Restate, exactly and without pictures, the lines from the start of the listing below through the line holding "const yTickStep = 10;".
____
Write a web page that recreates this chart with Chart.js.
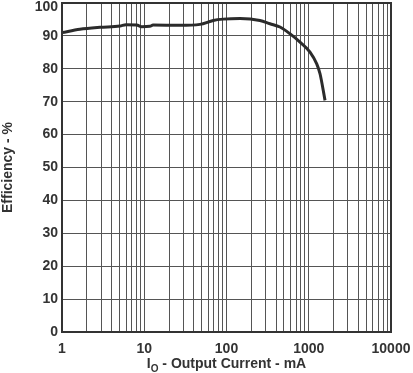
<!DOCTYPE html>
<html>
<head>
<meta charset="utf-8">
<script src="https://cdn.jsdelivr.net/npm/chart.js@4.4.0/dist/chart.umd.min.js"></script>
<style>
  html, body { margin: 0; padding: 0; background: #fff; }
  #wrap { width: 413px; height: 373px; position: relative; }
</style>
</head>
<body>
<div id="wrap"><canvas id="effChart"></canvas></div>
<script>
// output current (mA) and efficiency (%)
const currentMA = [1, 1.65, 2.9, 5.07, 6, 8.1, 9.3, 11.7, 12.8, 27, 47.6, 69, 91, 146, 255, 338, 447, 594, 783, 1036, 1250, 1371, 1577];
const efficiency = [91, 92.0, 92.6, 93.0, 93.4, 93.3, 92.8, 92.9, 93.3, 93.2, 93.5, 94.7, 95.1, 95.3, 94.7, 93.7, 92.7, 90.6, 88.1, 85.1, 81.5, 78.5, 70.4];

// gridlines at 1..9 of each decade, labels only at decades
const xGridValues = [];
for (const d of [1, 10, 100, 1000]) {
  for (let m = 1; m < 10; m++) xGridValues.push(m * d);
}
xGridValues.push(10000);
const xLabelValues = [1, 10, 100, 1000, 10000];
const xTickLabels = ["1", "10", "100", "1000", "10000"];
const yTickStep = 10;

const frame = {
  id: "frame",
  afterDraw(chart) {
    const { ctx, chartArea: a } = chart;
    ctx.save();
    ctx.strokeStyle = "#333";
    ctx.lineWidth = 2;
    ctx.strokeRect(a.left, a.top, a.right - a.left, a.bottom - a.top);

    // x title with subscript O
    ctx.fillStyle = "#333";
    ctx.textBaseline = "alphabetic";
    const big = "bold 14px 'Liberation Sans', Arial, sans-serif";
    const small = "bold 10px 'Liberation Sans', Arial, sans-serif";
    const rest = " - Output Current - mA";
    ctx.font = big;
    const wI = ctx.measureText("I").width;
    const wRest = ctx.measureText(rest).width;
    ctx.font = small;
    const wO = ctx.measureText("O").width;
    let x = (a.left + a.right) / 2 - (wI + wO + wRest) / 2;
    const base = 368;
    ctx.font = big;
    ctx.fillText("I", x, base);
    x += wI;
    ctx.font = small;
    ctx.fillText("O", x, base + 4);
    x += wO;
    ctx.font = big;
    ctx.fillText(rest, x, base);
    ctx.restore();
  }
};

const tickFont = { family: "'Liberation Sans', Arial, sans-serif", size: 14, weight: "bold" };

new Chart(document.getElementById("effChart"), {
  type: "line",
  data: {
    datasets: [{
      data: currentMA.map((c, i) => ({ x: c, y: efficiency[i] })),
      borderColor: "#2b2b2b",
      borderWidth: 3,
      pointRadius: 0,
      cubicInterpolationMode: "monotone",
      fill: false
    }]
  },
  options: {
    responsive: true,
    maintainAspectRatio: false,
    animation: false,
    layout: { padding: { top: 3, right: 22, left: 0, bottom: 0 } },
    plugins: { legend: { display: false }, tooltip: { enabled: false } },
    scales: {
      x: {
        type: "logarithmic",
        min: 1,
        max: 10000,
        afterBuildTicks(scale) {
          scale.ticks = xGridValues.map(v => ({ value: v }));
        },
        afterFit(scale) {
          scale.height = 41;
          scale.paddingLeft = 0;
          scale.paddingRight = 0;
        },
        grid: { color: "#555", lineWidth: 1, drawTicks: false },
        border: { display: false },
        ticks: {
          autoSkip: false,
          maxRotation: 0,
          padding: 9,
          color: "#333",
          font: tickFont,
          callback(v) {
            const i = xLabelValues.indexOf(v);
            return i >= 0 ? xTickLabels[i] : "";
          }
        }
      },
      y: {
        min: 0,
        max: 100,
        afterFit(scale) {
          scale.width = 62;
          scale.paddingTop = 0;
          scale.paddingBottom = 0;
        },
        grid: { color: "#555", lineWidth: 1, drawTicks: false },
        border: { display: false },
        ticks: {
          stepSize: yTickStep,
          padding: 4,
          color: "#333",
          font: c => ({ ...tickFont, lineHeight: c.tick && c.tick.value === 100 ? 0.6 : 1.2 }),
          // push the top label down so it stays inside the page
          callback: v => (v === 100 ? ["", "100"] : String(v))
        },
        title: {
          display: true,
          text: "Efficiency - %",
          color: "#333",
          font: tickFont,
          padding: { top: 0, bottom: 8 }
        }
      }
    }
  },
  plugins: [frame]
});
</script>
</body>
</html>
____
Exercise output
Write a web page that recreates this chart with Chart.js.
<!DOCTYPE html>
<html>
<head>
<meta charset="utf-8">
<script src="https://cdn.jsdelivr.net/npm/chart.js@4.4.0/dist/chart.umd.min.js"></script>
<style>
  html, body { margin: 0; padding: 0; background: #fff; }
  #wrap { width: 413px; height: 373px; position: relative; }
</style>
</head>
<body>
<div id="wrap"><canvas id="effChart"></canvas></div>
<script>
// output current (mA) and efficiency (%)
const currentMA = [1, 1.65, 2.9, 5.07, 6, 8.1, 9.3, 11.7, 12.8, 27, 47.6, 69, 91, 146, 255, 338, 447, 594, 783, 1036, 1250, 1371, 1577];
const efficiency = [91, 92.0, 92.6, 93.0, 93.4, 93.3, 92.8, 92.9, 93.3, 93.2, 93.5, 94.7, 95.1, 95.3, 94.7, 93.7, 92.7, 90.6, 88.1, 85.1, 81.5, 78.5, 70.4];

// gridlines at 1..9 of each decade, labels only at decades
const xGridValues = [];
for (const d of [1, 10, 100, 1000]) {
  for (let m = 1; m < 10; m++) xGridValues.push(m * d);
}
xGridValues.push(10000);
const xLabelValues = [1, 10, 100, 1000, 10000];
const xTickLabels = ["1", "10", "100", "1000", "10000"];
const yTickStep = 10;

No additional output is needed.